By Tara Patel
Jan. 30 (Bloomberg) -- Electricite de France SA, Europe’s biggest power producer, won French government approval to develop a second new generation nuclear reactor, with rival GDF Suez SA to invest in the project.
The Evolutionary Power Reactor, or EPR, will be built at an existing nuclear site at Penly, in northern France starting in 2012, French President Nicolas Sarkozy said in an e-mailed statement yesterday.
EDF, which is based in Paris, will have majority control over a company created to spearhead the project to which GDF Suez “will be associated,” the statement said.
The reactor, the country’s 60th, is targeted for completion in 2017 and other investors may also participate, the statement said. “The government acknowledges the willingness of GDF Suez to lead develop and operate the next EPR.”
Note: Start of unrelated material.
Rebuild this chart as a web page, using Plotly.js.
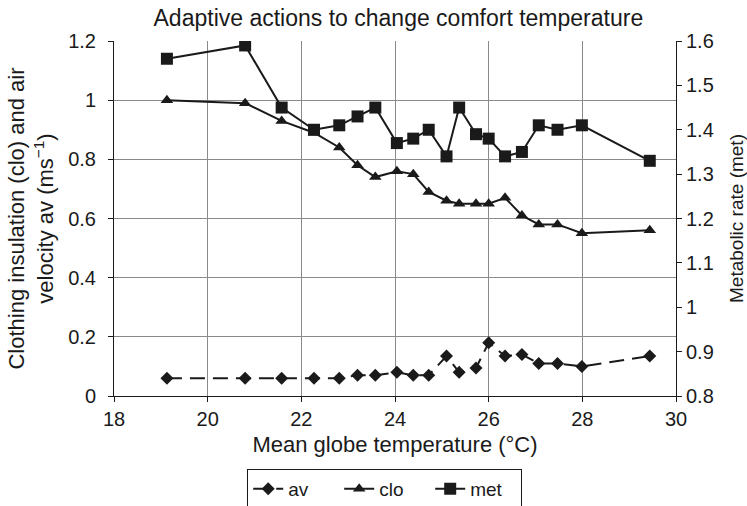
<!DOCTYPE html>
<html>
<head>
<meta charset="utf-8">
<script src="https://cdn.plot.ly/plotly-3.0.1.min.js"></script>
<style>
html,body{margin:0;padding:0;background:#fff;}
#chart{width:747px;height:506px;}
</style>
</head>
<body>
<div id="chart"></div>
<script>
// Mean globe temperature (°C)
var temp = [19.13, 20.8, 21.58, 22.27, 22.81, 23.2, 23.58, 24.04, 24.39, 24.72, 25.1, 25.37, 25.73, 26.0, 26.35, 26.71, 27.07, 27.47, 27.99, 29.44];
// air velocity (m/s)
var av = [0.06, 0.06, 0.06, 0.06, 0.06, 0.07, 0.07, 0.08, 0.07, 0.07, 0.135, 0.08, 0.095, 0.18, 0.135, 0.14, 0.11, 0.11, 0.10, 0.135];
// clothing insulation (clo)
var clo = [1.0, 0.99, 0.93, 0.89, 0.84, 0.78, 0.74, 0.76, 0.75, 0.69, 0.66, 0.65, 0.65, 0.65, 0.67, 0.61, 0.58, 0.58, 0.55, 0.56];
// metabolic rate (met)
var met = [1.56, 1.59, 1.45, 1.40, 1.41, 1.43, 1.45, 1.37, 1.38, 1.40, 1.34, 1.45, 1.39, 1.38, 1.34, 1.35, 1.41, 1.40, 1.41, 1.33];
var seriesNames = ['av', 'clo', 'met'];

var FONT = 'Liberation Sans, Arial, sans-serif';
var INK = '#1a1a1a';

var traces = [
  {x: temp, y: av, name: seriesNames[0], type: 'scatter', mode: 'lines+markers',
   line: {color: INK, width: 2, dash: '15px,8px'},
   marker: {symbol: 'diamond', size: 10, color: INK}},
  {x: temp, y: clo, name: seriesNames[1], type: 'scatter', mode: 'lines+markers',
   line: {color: INK, width: 2},
   marker: {symbol: 'triangle-up', size: 11, color: INK}},
  {x: temp, y: met, name: seriesNames[2], type: 'scatter', mode: 'lines+markers', yaxis: 'y2',
   line: {color: INK, width: 2},
   marker: {symbol: 'square', size: 12, color: INK}}
];

var layout = {
  width: 747, height: 506,
  paper_bgcolor: '#fff', plot_bgcolor: '#fff',
  margin: {l: 114, r: 71, t: 41, b: 110, autoexpand: false},
  font: {family: FONT, color: INK, size: 20},
  title: {text: 'Adaptive actions to change comfort temperature',
          font: {family: FONT, size: 23, color: INK},
          x: 0.506, xref: 'paper', xanchor: 'center',
          y: 0.964, yref: 'container', yanchor: 'middle'},
  xaxis: {range: [18, 30], dtick: 2, tick0: 18,
          showgrid: true, gridcolor: '#8a8a8a', gridwidth: 1,
          showline: true, linecolor: INK, linewidth: 1,
          ticks: 'outside', ticklen: 5, tickcolor: INK,
          zeroline: false,
          tickfont: {family: FONT, size: 20, color: INK},
          title: {text: 'Mean globe temperature (°C)', font: {family: FONT, size: 22, color: INK}, standoff: 7}},
  yaxis: {range: [0, 1.2], dtick: 0.2, tick0: 0,
          showgrid: true, gridcolor: '#8a8a8a', gridwidth: 1,
          showline: true, linecolor: INK, linewidth: 1,
          ticks: 'outside', ticklen: 5, tickcolor: INK,
          zeroline: false, ticklabelstandoff: 8,
          tickfont: {family: FONT, size: 20, color: INK},
          title: {text: 'Clothing insulation (clo) and air<br>velocity av (ms<sup>−1</sup>)',
                  font: {family: FONT, size: 22, color: INK}, standoff: 8}},
  yaxis2: {range: [0.8, 1.6], dtick: 0.1, tick0: 0.8, overlaying: 'y', side: 'right',
           showgrid: false, zeroline: false,
           showline: true, linecolor: INK, linewidth: 1,
           ticks: 'outside', ticklen: 5, tickcolor: INK,
           tickfont: {family: FONT, size: 20, color: INK},
           title: {text: 'Metabolic rate (met)', font: {family: FONT, size: 19, color: INK}, standoff: 16}},
  showlegend: true,
  legend: {orientation: 'h', x: 0.237, xanchor: 'left', xref: 'paper',
           y: -0.205, yanchor: 'top', yref: 'paper',
           bordercolor: INK, borderwidth: 1, bgcolor: '#fff',
           entrywidth: 46, entrywidthmode: 'pixels',
           tracegroupgap: 0, itemsizing: 'trace',
           font: {family: FONT, size: 19, color: INK}}
};

Plotly.newPlot('chart', traces, layout, {displayModeBar: false, staticPlot: true});
</script>
</body>
</html>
The decision ends months of speculation about which utility would pilot the project and where it would be located. EDF began construction of a new-generation 1,650-megawatt EPR at Flamanville in Normandy more than a year ago. The reactor is designed by Areva SA, the world’s biggest builder of atomic plants. EDF, which has estimated the cost of that at 4 billion euros ($5.2 billion), plans similar models in the U.K. and the U.S., and has started developing a pair in China.
Both EDF Chief Executive Officer Pierre Gadonneix and GDF Suez SA CEO Gerard Mestrallet had signaled their interest in overseeing the project.
Increased Competition
EDF, which operates 58 atomic plants in France, will partner with other investors in the plan “in particular GDF Suez,” the state-controlled utility said in a separate e-mailed statement today.
GDF Suez operates seven atomic reactors in Belgium through its Electrabel SA unit. The European Commission has put pressure on the French government to increase competition on the national power market, now dominated by former monopoly holder EDF.
EDF signed a deal with Enel SpA in 2007 giving Italy’s largest utility a 12.5 percent stake in the Flamanville generator and an option to invest in five more plants in France. EDF has put Italy on its list of countries, including China, the U.K. and U.S., where it wants to expand nuclear operations.
GDF Suez has agreements to use power from two French reactors run by state-controlled EDF at Tricastin and Chooz. Mestrallet has said he wants to operate EPRs by 2020 and that France is “obviously a priority.”